Salient object detection has made a rapid progress in recent years. To improve the quality of initial saliency maps, existing algorithms typically refine them via a neighbor-constrained smoothing model, which assigns similar saliency values to neighboring regions. Since the adjacent regions could also cross the boundary between the salient object and background, these spatial distance-based methods easily cause false detection by involving the background regions that are close to the salient objects. To address this problem, we propose a boundary-guided optimization framework to jointly improve the region smoothness and correct the false detect regions.
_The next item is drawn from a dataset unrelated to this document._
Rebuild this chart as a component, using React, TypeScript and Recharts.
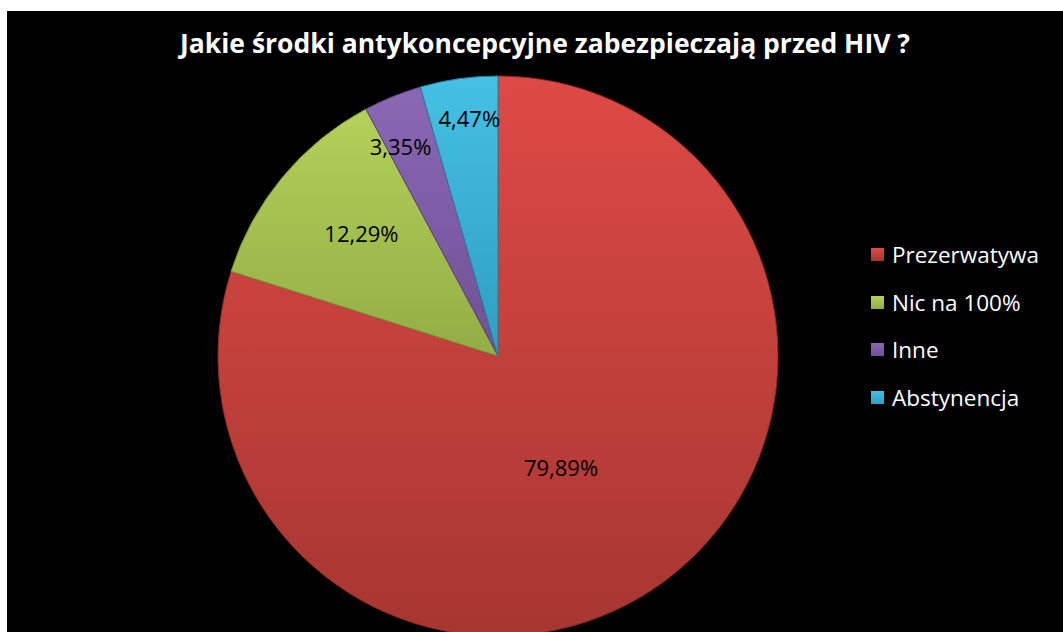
import { PieChart, Pie, Cell, Legend } from 'recharts'

const categories = ['Prezerwatywa', 'Nic na 100%', 'Inne', 'Abstynencja']
const shares = [79.89, 12.29, 3.35, 4.47]
const percentLabels = ['79,89%', '12,29%', '3,35%', '4,47%']

const topColors = ['#de4a45', '#b3d15a', '#8a68b3', '#45c0e4']
const bottomColors = ['#a63631', '#93ad45', '#6f5196', '#2e9ec0']
const edgeColors = ['#8e2b27', '#7d9538', '#5a417c', '#26849f']
// label placement tweaks: share of radius, then sideways nudge
const labelReach = [0.49, 0.69, 0.81, 0.86]
const labelNudge = [-18, 12, -12, 5]

const data = categories.map((name, i) => ({ name, value: shares[i] }))

const RAD = Math.PI / 180

function renderLabel(props: any) {
  const { cx, cy, midAngle, outerRadius, index } = props
  const r = outerRadius * labelReach[index]
  const x = cx + r * Math.cos(-midAngle * RAD) + labelNudge[index]
  const y = cy + r * Math.sin(-midAngle * RAD)
  return (
    <text
      x={x}
      y={y}
      fill="#000"
      fontSize={22}
      fontFamily="'Open Sans', sans-serif"
      textAnchor="middle"
      dominantBaseline="central"
    >
      {percentLabels[index]}
    </text>
  )
}

function LegendList() {
  return (
    <div style={{ fontFamily: "'Open Sans', sans-serif", fontSize: 22.5, color: '#fff' }}>
      {categories.map((c, i) => (
        <div key={c} style={{ display: 'flex', alignItems: 'center', height: 47.5 }}>
          <span
            style={{
              display: 'inline-block',
              width: 13,
              height: 13,
              marginRight: 8,
              background: `linear-gradient(${topColors[i]}, ${bottomColors[i]})`,
            }}
          />
          {c}
        </div>
      ))}
    </div>
  )
}

export default function App() {
  return (
    <div style={{ position: 'absolute', left: 0, top: 0, width: 1063, height: 632, background: '#fff' }}>
      <div style={{ position: 'absolute', left: 7, top: 11, width: 1056, height: 621, background: '#000', overflow: 'hidden' }}>
        <div
          style={{
            position: 'absolute',
            left: 0,
            top: 14,
            width: 1056,
            textAlign: 'center',
            color: '#fff',
            fontFamily: "'Open Sans', sans-serif",
            fontWeight: 700,
            fontSize: 26.5,
            paddingLeft: 20,
            boxSizing: 'border-box',
          }}
        >
          Jakie środki antykoncepcyjne zabezpieczają przed HIV ?
        </div>
        <PieChart width={1056} height={621}>
          <defs>
            {categories.map((c, i) => (
              <linearGradient key={c} id={`grad${i}`} x1="0" y1="0" x2="0" y2="1">
                <stop offset="0%" stopColor={topColors[i]} />
                <stop offset="100%" stopColor={bottomColors[i]} />
              </linearGradient>
            ))}
          </defs>
          <Pie
            data={data}
            dataKey="value"
            nameKey="name"
            cx={486}
            cy={340}
            outerRadius={280}
            startAngle={90}
            endAngle={-270}
            label={renderLabel}
            labelLine={false}
            isAnimationActive={false}
          >
            {data.map((d, i) => (
              <Cell key={d.name} fill={`url(#grad${i})`} stroke={edgeColors[i]} strokeWidth={1} />
            ))}
          </Pie>
          <Legend
            layout="vertical"
            align="right"
            verticalAlign="top"
            content={() => <LegendList />}
            wrapperStyle={{ left: 864, top: 220, width: 190 }}
          />
        </PieChart>
      </div>
    </div>
  )
}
Specifically, we introduce a latent segmentation variable to regularize the consistency between the refined saliency map and the latent segmentation mask, which penalizes high (low) saliency values of the regions lying outside (inside) the estimated object boundary. To optimize the proposed objective function, we decompose the primary problem into two subproblems: submodular optimization problem and convex optimization problem. The submodular optimization problem can be quickly optimized using the off-the-shelf technique while the convex optimization can be solved with a closed-form solution. The experimental results show that the proposed method consistently improve the performances of eight state-of-the-art salient object detection algorithms on three datasets, including latest deep convolutional neural network-based algorithms. Meanwhile, our method outperforms state-of-the-art saliency refinement algorithms.